Courts split over patents at issue in Alice v. CLS Bank
The patents at issue in Alice v. CLS Bank were all directed to “computerized trading platform(s) used for conducting financial transactions in which a third party settles obligations between a first and a second party so as to eliminate ‘counterparty’ or ‘settlement’ risk.” Essentially, the plaintiff was able to patent a computer-based escrow agent or clearinghouse. While the idea of an escrow agent or clearinghouse itself is very likely an abstract idea, the invention becomes less abstract when it is tied to a physical structure like a computer. The U.S. Patent and Trademark Office found that the invention was patent eligible, but during litigation the district court held the patents were invalid under §101. The plaintiff then appealed to the Federal Circuit, the court of appeals with exclusive subject matter jurisdiction over patent law.
On review, the Federal Circuit split sharply over the patent eligibility of the claimed invention. The court was unable to produce a majority and issued seven different opinions comprising various combinations of the 10 circuit justices. Five of the 10 justices agreed with the lower court that the patents at issue were ineligible under §101. However, the Federal Circuit could not agree why the patents at issue were ineligible or what test should determine patent eligibility.
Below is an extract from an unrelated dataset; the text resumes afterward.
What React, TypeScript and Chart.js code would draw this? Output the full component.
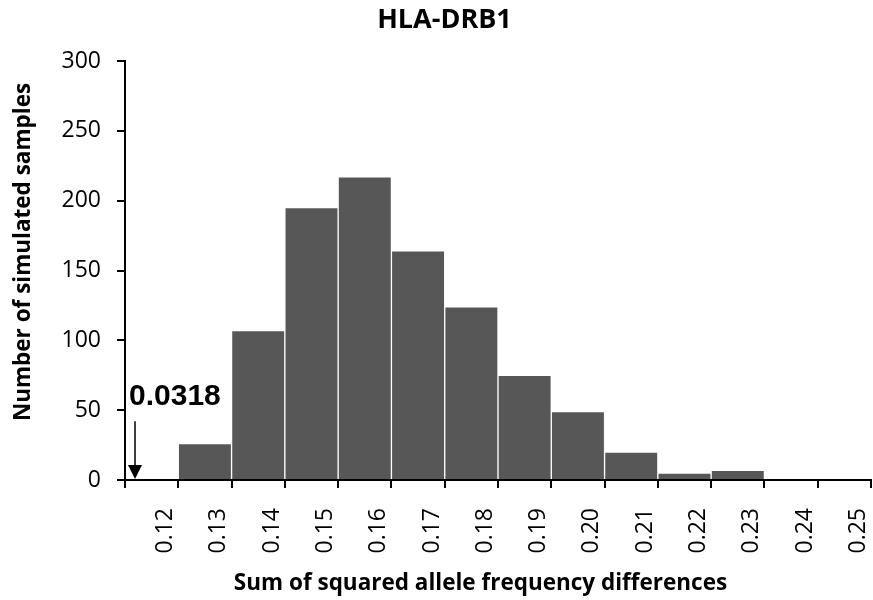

Likely due to the fractured Federal Circuit, the Supreme Court agreed to hear the case.
So how might the Supreme Court rule?
The Supreme Court has repeatedly warned the Federal Circuit that its interpretation of patent eligibility is too expansive but has not provided lower courts or practitioners with clear guidance to follow. Alice v. CLS Bank offers the Supreme Court an opportunity to clarify the state of the law. The Supreme Court may take one of three general approaches in its upcoming decision.
First, the Supreme Court could deemphasize §101 in determining patent eligibility. Patent law has a number of other mechanisms to determine patentability that arguably allow for more definite analysis and predictability. This approach is often favored by justices and practitioners who believe the patents at issue in Alice v. CLS Bank should be patent eligible.
Second, the Supreme Court could create a bright-line rule either favoring or disfavoring patents such as those at issue in this case. Whether or not the Supreme Court holds that computers add patentable weight to otherwise unpatentable material, a clear rule would at least create predictability. While desirable from that perspective, the Supreme Court has disfavored rigid or formulistic approaches to patent law in recent decisions.
Third, the Supreme Court could issue a broad opinion, directing the Federal Circuit to the policy considerations that should underlie patent eligibility. The Supreme Court’s recent decisions suggest the court may take such an approach. Such opinions have the disadvantage of leaving lower courts without clear rules such that a patent eligibility determination can depend heavily on the ideological predisposition of the judge.
Any approach adopted by the Supreme Court must balance many competing concerns. The court must balance the settled expectations created by existing software and computer-based patents against the role such patents have in patent litigation abuse. The court should seek to create clear rules without improperly limiting the statutory language of §101.
Whatever approach the Supreme Court adopts, expect change.